Hubungan perawat-klien menjadi inti dalam pemberian asuhan keperawatan, karena keberhasilan penyembuhan dan peningkatan kesehatan pasien sangat dipengaruhi oleh hubungan perawat-pasien. Terdapat beberapa konsep dasar tentang hubungan perawat-pasien yang sangat relevan dalam praktik keperawatan professional, yaitu konsep tentang hubungan empati, dan caring. (Kozier et al, 1997)
a) Konsep empati
Kemampuan seorang perawat untuk berempati kepada pasien mempunyai pengaruh besar terhadap hubungan perawat-pasien. Empati berarti kemampuan untuk masuk ke dalam kehidupan orang lain, sehingga dapat memersepsikan secara akurat perasaan orang tersebut dan memahami arti perasaan tersebut bagi yang bersangkutan. Empati menambah suatu dimensi lain bagi adanya saling pengertian di antara perawat-pasien. Sikap empati dapat membantu pasien mengerti dan mengeksplorasi perasaannya sehingga dapat mengatasi masalahnya (Potter & Perry, 1997)
b) Konsep caring
Caring berarti mengandung 3 hal yang tak dapat dipisahkan yaitu perhatian, tanggung jawab, dan dilakukan dengan ikhlas (Kozier & Erb, 1998). Ide tentang caring menyatu dalam hubungan membantu. Perasaan bahwa pasien diperhatikan sebagai individu membuat pasien merasa aman walaupun dalam keadaan sakit. Sikap perawat yang memrhatikan, mau membantu, dan menghargai pasien akan membantu mengurangi kecemasan pasien. Sikap caring juga akan meningkatkan kepercayaan pasien pada perawat.
BAB III
KESIMPULAN & SARAN
A. KESIMPULAN
Perawatan kepada pasien yang menghadapi sakaratul maut (dying) oleh petugas kesehatan dilakukan dengan cara memberi pelayanan khusus jasmaniah dan rohaniah sebelum pasien meninggal. Perawat memiliki peran untuk memenuhi kebutuhan biologis, sosiologis, psikologis, dan spiritual pasien sakaratul maut dengan memperhatikan moral, etika serta menumbuhkan sikap empati dan caring kepada pasien. Penanganan pasien perlu dukungan semua pihak yang terkait, terutama keluarga pasien dan perlu tindakan yang tepat dari perawat.
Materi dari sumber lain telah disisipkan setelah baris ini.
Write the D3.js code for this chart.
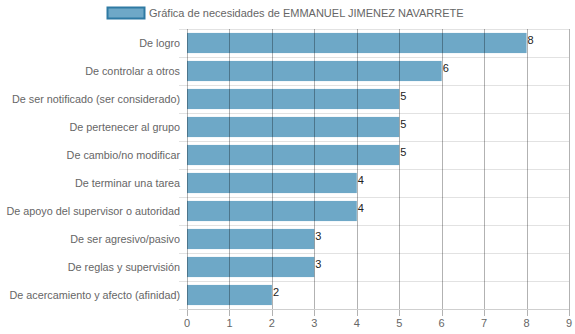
<!DOCTYPE html>
<html>
<head>
<meta charset="utf-8">
<script src="https://cdn.jsdelivr.net/npm/d3@7"></script>
<style>
  html, body { margin: 0; padding: 0; background: #fff; }
  svg { display: block; font-family: "Liberation Sans", Arial, Helvetica, sans-serif; }
</style>
</head>
<body>
<svg id="chart" width="575" height="334"></svg>
<script>
const title = "Gráfica de necesidades de EMMANUEL JIMENEZ NAVARRETE";
const categories = [
  "De logro",
  "De controlar a otros",
  "De ser notificado (ser considerado)",
  "De pertenecer al grupo",
  "De cambio/no modificar",
  "De terminar una tarea",
  "De apoyo del supervisor o autoridad",
  "De ser agresivo/pasivo",
  "De reglas y supervisión",
  "De acercamiento y afecto (afinidad)"
];
const values = [8, 6, 5, 5, 5, 4, 4, 3, 3, 2];
const xTicks = [0, 1, 2, 3, 4, 5, 6, 7, 8, 9];

const svg = d3.select("#chart");
const margin = { top: 29, right: 6, bottom: 25, left: 187 };
const W = 575, H = 334;
const innerW = W - margin.left - margin.right;
const innerH = H - margin.top - margin.bottom;

const x = d3.scaleLinear().domain([0, 9]).range([margin.left, margin.left + innerW]);
const y = d3.scaleBand().domain(categories).range([margin.top, margin.top + innerH])
  .paddingInner(0.28).paddingOuter(0.14);
const band = d3.scaleBand().domain(categories).range([margin.top, margin.top + innerH]);

const barFill = "#6ea8c7";

// legend
const lg = svg.append("g");
lg.append("rect").attr("x", 107.5).attr("y", 7.5).attr("width", 37).attr("height", 11)
  .attr("fill", barFill).attr("stroke", "#2f7aa3").attr("stroke-width", 2);
lg.append("text").attr("x", 149).attr("y", 17).attr("font-size", 11).attr("fill", "#666").text(title);

// horizontal category grid lines
const hLines = categories.map(c => band(c)).concat([margin.top + innerH]);
svg.append("g").selectAll("line").data(hLines).join("line")
  .attr("x1", margin.left - 8).attr("x2", margin.left + innerW)
  .attr("y1", d => Math.round(d) + 0.5).attr("y2", d => Math.round(d) + 0.5)
  .attr("stroke", "#e2e2e2").attr("stroke-width", 1);

// bars
svg.append("g").selectAll("rect").data(values).join("rect")
  .attr("x", x(0))
  .attr("y", (d, i) => y(categories[i]))
  .attr("width", d => x(d) - x(0))
  .attr("height", y.bandwidth())
  .attr("fill", barFill);

// vertical value grid lines, drawn over the bars
svg.append("g").selectAll("line").data(xTicks).join("line")
  .attr("x1", d => Math.round(x(d)) + 0.5).attr("x2", d => Math.round(x(d)) + 0.5)
  .attr("y1", margin.top).attr("y2", margin.top + innerH + 7)
  .attr("stroke", "rgba(0,0,0,0.3)").attr("stroke-width", 1);

// x axis baseline
svg.append("line")
  .attr("x1", margin.left).attr("x2", margin.left + innerW)
  .attr("y1", margin.top + innerH + 0.5).attr("y2", margin.top + innerH + 0.5)
  .attr("stroke", "#cfcfcf");

// x tick labels
svg.append("g").selectAll("text").data(xTicks).join("text")
  .attr("x", d => x(d)).attr("y", H - 7)
  .attr("text-anchor", "middle").attr("font-size", 11).attr("fill", "#666")
  .text(d => d);

// category labels
svg.append("g").selectAll("text").data(categories).join("text")
  .attr("x", margin.left - 7).attr("y", d => band(d) + band.bandwidth() / 2 + 4)
  .attr("text-anchor", "end").attr("font-size", 10.8).attr("fill", "#666")
  .text(d => d);

// value labels
svg.append("g").selectAll("text").data(values).join("text")
  .attr("x", d => x(d) + 1).attr("y", (d, i) => band(categories[i]) + band.bandwidth() / 2 + 1)
  .attr("font-size", 11).attr("fill", "#222")
  .text(d => d);
</script>
</body>
</html>
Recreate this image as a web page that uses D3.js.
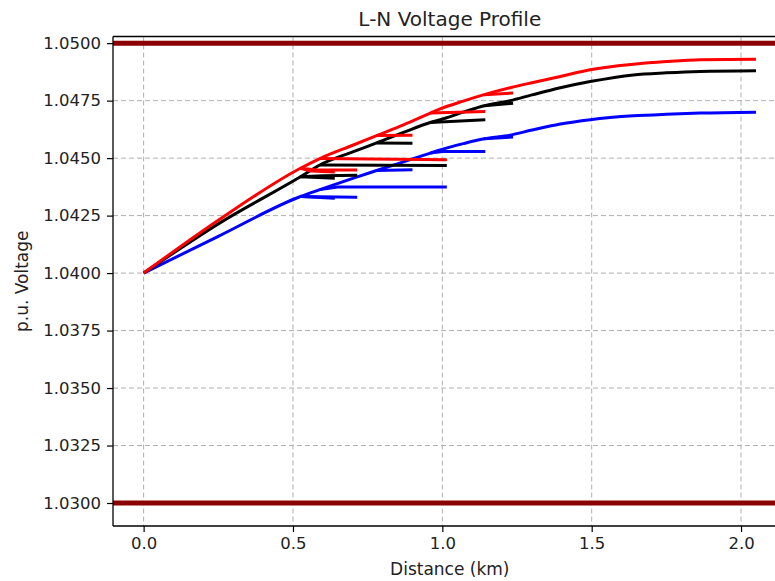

Metode homecare menjadi metode yang biasanya dipilih oleh pasien / keluarga pasien untuk merawat pasien sakaratul maut. Perawatan secara teratur seorang pasien di rumah oleh tim medis (home care) bisa mengantarkan pasien yang sekarat mencapai khusnul khatimah atau kematian terbaik di tengah kehangatan keluarganya.